I'm a CBC music department employee. That does not make me an apologist, or an expert on the matters you're addressing in your blog. I can't speak on behalf of management. I can, however, verify that a HUGE arts-culture-music study was carried out by an independent firm that questioned Canadians across the country on the kinds of programming they would like to see on Radio 2. It was done like a proper scientific survey--random sample of people and all of that. I have the report of the results in a desk drawer of mine. I can also confirm that the "big bosses" have been meeting endlessly with what they call "stakeholders" in the fields of classical, jazz and other music that used to receive more prominence on R2. I know this because we often hear about the results of these feedback sessions at our departmental meetings. Just because you, personally, haven't been consulted doesn't mean that the classical community hasn't been surveyed. It has. Radio 2 folk are well aware that the changes have upset people, I can tell you that for sure. They've shared the good and the bad feedback with us at our meetings.

James Wooten said...

Thanks for your comments. I appreciate it that you've taken the time to ready my blog and provide your feedback.

I realize that you are not a spokesperson for CBC management, so please understand that the following reply is not intended as an attack on your comments. They are intended for the wider audience and any CBC Radio management personnel who may happen to be reading this blog (as I believe they should).

I don't doubt that a study was conducted by CBC Radio management and that the results led them to implement they changes that have taken place. What I question, however, is the reason for the apparent secrecy in which this study was done and the continued reluctance of CBC Radio management to release the results of the study. If, as CBC Radio management claims, this study supported the recent programming changes, then why not release it to the public? Please see the comments made by CBC management with respect to this survey at the following web site: http://www.stopcbcpop.ca/CBC_New%20Music_Dec05.htm for CBC management's response to a request to see the survey. In short, the request was denied.

Although apparently feedback sessions are being conducted, I again ask, why not make the results of these feedback sessions available to the public? For example, why not let the public see the feedback submitted by listeners to the "Tell us what you think" link on the CBC Radio Two web site? If CBC Radio management is confident in their decision and confident that they have made programming changes that are being embraced by the listening audience, then why the reluctance to share feedback received from the listening audience? One suspects, of course, that this feedback is mostly negative, and CBC Radio management is not willing to reveal this.

I would expect that any reasonably thorough public consultation would have resulted in an average CBC Radio Two listener becoming aware of the proposed changes well in advance of the actual implementation of those changes. Let me give an example.

There is a shopping mall some distance from my home that I used to shop at in the past, but less frequently in recent years. At least two years ago, signs were put up in the mall inviting public feedback on changes that were being planned for the mall. It was apparent that the changes would involve the demolition of the mall and construction of a new, mixed use facility. As I say, since I no longer shopped at this mall I was not affected by the proposed changes, but watched the process out of curiosity.

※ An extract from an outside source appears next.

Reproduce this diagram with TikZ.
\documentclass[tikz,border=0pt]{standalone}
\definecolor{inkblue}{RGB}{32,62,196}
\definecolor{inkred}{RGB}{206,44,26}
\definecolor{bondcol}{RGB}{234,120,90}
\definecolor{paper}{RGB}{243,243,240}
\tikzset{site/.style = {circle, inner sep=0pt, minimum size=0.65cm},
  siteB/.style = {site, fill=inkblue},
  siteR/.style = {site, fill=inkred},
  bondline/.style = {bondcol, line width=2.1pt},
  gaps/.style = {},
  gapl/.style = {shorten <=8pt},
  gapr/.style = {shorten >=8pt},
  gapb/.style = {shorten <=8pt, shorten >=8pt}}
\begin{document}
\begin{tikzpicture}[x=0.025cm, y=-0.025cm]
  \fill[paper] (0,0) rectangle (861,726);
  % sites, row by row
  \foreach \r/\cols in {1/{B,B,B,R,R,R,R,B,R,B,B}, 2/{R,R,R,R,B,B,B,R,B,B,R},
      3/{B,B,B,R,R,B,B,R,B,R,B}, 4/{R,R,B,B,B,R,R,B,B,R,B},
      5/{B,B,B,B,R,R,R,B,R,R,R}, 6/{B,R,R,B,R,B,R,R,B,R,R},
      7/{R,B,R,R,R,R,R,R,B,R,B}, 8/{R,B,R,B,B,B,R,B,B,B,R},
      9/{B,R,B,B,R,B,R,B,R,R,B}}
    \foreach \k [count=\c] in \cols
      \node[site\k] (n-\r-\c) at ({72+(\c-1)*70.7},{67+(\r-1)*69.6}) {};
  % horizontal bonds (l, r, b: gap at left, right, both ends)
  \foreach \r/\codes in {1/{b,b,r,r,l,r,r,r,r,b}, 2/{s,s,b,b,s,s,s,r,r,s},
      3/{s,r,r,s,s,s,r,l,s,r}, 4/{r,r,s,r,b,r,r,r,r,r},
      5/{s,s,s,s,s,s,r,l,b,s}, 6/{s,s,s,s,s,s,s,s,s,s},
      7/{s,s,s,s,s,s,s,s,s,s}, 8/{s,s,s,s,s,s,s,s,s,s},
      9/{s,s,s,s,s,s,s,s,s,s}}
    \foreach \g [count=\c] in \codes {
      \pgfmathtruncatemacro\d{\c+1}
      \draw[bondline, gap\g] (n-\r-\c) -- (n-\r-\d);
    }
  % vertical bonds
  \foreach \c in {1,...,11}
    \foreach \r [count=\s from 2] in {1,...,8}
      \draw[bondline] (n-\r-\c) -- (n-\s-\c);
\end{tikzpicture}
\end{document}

Well, sure enough, after at least one year of soliciting feedback the mall owner announced that the mall would be closing and all store owners were given notice. Signs were put up that the mall would be closing in one month's time and, within another month after the mall closed, the mall was demolished. Some who lived in the area were upset, but at least the mall owner solicited feedback and gave everyone time to provide their comments, contact their local councillor, write letters to the local newspaper or do whatever they thought appropriate in response.

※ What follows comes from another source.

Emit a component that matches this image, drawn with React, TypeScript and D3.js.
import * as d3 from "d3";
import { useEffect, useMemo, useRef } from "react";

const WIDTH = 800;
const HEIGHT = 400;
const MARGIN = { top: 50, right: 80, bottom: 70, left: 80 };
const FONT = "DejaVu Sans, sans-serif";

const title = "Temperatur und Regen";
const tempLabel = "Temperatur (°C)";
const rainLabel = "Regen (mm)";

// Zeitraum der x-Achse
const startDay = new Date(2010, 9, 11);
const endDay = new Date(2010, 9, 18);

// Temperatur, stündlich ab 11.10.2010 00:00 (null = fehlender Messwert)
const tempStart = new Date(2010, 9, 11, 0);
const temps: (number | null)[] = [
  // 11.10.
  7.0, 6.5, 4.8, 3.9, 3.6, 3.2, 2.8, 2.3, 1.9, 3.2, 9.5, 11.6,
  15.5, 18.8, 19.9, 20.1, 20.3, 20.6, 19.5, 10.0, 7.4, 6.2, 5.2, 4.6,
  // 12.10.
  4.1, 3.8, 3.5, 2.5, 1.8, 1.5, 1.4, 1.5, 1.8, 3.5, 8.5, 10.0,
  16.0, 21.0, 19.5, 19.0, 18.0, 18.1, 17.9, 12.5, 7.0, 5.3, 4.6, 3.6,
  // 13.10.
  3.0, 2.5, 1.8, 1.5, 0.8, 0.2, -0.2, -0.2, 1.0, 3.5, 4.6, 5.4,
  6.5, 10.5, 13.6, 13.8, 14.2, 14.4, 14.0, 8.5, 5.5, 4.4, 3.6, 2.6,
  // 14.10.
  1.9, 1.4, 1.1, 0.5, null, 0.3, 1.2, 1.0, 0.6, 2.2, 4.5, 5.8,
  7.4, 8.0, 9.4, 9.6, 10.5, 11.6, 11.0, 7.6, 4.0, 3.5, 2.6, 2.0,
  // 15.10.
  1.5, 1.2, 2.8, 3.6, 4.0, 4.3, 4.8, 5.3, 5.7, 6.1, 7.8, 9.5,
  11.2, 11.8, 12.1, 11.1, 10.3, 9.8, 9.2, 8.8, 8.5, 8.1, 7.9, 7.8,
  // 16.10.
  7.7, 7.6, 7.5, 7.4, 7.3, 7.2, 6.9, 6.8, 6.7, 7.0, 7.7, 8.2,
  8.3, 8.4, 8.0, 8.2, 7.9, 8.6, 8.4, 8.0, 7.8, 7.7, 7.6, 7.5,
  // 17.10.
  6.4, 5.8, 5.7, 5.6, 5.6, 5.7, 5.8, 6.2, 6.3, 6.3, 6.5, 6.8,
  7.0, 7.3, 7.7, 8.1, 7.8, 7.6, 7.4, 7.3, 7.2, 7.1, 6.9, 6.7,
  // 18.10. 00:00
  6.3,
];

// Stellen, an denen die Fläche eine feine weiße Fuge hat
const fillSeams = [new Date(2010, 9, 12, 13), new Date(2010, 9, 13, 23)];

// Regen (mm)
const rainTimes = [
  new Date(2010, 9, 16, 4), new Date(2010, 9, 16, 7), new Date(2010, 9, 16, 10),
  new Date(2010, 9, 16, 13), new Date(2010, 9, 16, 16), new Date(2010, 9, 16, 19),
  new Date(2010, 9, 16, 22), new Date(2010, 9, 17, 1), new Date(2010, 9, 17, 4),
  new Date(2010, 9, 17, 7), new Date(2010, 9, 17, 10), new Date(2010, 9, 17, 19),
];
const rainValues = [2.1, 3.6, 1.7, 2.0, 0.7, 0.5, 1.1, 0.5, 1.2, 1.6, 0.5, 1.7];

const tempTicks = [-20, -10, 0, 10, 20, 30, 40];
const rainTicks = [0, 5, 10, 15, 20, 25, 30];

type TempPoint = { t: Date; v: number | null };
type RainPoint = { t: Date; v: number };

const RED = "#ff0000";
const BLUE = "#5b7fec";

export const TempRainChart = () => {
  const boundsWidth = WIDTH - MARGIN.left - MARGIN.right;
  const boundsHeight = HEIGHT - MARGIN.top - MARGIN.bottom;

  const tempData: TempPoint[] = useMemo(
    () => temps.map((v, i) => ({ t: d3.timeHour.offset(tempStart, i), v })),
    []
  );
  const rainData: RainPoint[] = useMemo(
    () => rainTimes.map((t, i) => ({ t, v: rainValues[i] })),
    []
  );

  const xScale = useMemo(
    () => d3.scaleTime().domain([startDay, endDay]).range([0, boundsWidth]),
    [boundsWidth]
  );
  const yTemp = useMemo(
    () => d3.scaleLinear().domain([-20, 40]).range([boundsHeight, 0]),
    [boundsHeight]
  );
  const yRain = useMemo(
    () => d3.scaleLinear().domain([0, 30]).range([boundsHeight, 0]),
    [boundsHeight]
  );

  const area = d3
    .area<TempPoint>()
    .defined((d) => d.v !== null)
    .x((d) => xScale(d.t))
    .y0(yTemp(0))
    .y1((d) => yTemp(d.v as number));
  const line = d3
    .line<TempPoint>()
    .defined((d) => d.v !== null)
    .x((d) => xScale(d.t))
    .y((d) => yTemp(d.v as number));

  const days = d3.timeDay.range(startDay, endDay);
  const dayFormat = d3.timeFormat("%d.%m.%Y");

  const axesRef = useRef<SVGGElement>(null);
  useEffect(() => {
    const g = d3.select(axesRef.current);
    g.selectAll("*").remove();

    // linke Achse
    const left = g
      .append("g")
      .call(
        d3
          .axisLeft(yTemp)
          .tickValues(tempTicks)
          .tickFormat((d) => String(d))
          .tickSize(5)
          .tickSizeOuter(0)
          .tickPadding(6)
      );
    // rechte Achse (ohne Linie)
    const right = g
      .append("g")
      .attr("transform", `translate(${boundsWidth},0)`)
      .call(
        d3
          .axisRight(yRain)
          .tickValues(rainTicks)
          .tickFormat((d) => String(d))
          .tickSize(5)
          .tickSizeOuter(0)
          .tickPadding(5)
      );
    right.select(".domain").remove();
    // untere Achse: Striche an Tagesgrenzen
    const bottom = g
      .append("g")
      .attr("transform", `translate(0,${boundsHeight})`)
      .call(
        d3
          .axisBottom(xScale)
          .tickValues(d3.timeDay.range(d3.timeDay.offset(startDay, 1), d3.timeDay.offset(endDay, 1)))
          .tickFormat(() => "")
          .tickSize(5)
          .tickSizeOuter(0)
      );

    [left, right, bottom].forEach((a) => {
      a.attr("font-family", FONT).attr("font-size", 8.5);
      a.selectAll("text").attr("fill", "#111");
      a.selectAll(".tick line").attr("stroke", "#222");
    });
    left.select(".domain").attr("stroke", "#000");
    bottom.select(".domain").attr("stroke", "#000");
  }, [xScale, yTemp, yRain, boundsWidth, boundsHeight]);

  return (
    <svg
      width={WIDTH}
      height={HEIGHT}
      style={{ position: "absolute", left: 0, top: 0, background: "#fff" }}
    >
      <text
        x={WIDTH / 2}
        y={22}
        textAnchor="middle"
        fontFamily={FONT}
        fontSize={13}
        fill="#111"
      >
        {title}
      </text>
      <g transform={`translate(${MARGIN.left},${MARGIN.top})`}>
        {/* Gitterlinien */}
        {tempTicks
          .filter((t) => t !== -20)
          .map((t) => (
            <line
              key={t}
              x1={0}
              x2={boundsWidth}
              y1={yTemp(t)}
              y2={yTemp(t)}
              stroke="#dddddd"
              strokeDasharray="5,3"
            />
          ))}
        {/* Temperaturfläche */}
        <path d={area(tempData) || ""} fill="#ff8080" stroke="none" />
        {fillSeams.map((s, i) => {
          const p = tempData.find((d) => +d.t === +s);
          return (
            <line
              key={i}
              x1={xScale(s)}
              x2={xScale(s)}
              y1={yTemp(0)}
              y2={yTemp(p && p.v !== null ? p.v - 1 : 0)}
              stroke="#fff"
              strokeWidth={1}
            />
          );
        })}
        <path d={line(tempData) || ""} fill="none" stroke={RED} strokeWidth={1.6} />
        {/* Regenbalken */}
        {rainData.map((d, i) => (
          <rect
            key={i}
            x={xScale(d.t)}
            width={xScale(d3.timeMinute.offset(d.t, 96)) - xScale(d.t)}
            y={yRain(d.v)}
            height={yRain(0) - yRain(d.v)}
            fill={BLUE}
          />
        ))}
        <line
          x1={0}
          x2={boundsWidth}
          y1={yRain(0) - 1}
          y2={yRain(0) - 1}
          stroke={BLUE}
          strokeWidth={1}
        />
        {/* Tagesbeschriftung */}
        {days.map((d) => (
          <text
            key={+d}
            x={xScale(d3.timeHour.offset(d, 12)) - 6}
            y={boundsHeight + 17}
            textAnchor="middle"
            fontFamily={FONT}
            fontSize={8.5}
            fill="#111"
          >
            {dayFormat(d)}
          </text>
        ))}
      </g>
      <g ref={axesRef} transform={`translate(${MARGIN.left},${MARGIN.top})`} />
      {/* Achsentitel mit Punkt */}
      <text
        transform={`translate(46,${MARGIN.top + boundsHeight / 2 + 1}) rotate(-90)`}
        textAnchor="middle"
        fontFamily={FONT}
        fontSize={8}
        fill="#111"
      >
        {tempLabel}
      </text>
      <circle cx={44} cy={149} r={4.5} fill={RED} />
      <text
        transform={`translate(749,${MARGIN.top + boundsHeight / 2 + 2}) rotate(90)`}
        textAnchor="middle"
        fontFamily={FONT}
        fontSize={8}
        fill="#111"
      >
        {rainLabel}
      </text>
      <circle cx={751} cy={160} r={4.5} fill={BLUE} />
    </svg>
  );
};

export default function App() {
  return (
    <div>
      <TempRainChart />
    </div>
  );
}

In contrast, the most notice that CBC Radio gave its listeners of the impending programming changes was one or two months. It was like showing up at the mall one day to do your grocery shopping, only to find the wrecking ball clearing out aisle three. What is the difference? The mall owner recognized who his end customers were and attempted to solicit their opinions. One presumes that the feedback was such that the mall owner believed he could safely go ahead, demolish the mall, build a new mall and retain and grow his customer base. CBC Radio management, on the other hand, did not advertise these programming changes well in advance of their implementation or provide adequate time for listeners to provide feedback. The mall owner, depending on the success of his store owners for his livelihood, attempted to meet his customers needs (as well as meeting his own profit motive, of course). CBC Radio does not depend on advertising revenues (and therefore the size of its audience) for funding and so can be relatively insensitive to its customers needs - to the detriment of the listening audience.

Marilyn said...

Dear anonymous CBC music department employee,

I too was not consulted over the recent CBC programming changes.

I have been a loyal listener for about ten years.

I am in my mid thirties.

I am a classical musician, albeit amateur.

I LOVED CBC Radio 2. In fact, I would have even called it a huge, integral part of my life. I had almost every single radio show in my favourites menu, as I consulted their sites almost daily to look up recordings as well as to download interviews and podcasts.

And now, at 2:46 p.m. (PST) on September 2nd, 2008, I no longer consider myself a CBC Radio 2 listener. I am so disappointed I could cry. I actually have cried over this, although I'm sure no one there really cares.

Does anyone realize that the people who listen to artists like Neil Young are probably not the people who listen to artists like Diana Krall and are almost certainly not the people who listen to classical music?

So who on Earth is this target audience you are hoping to find? There's only one thing I know and IT'S NOT ME!

Good bye, thank you for the wonderful years, I am going elsewhere. The saddest thing is that I don't thing there is anything as great as what CBC Radio 2 used to be out there.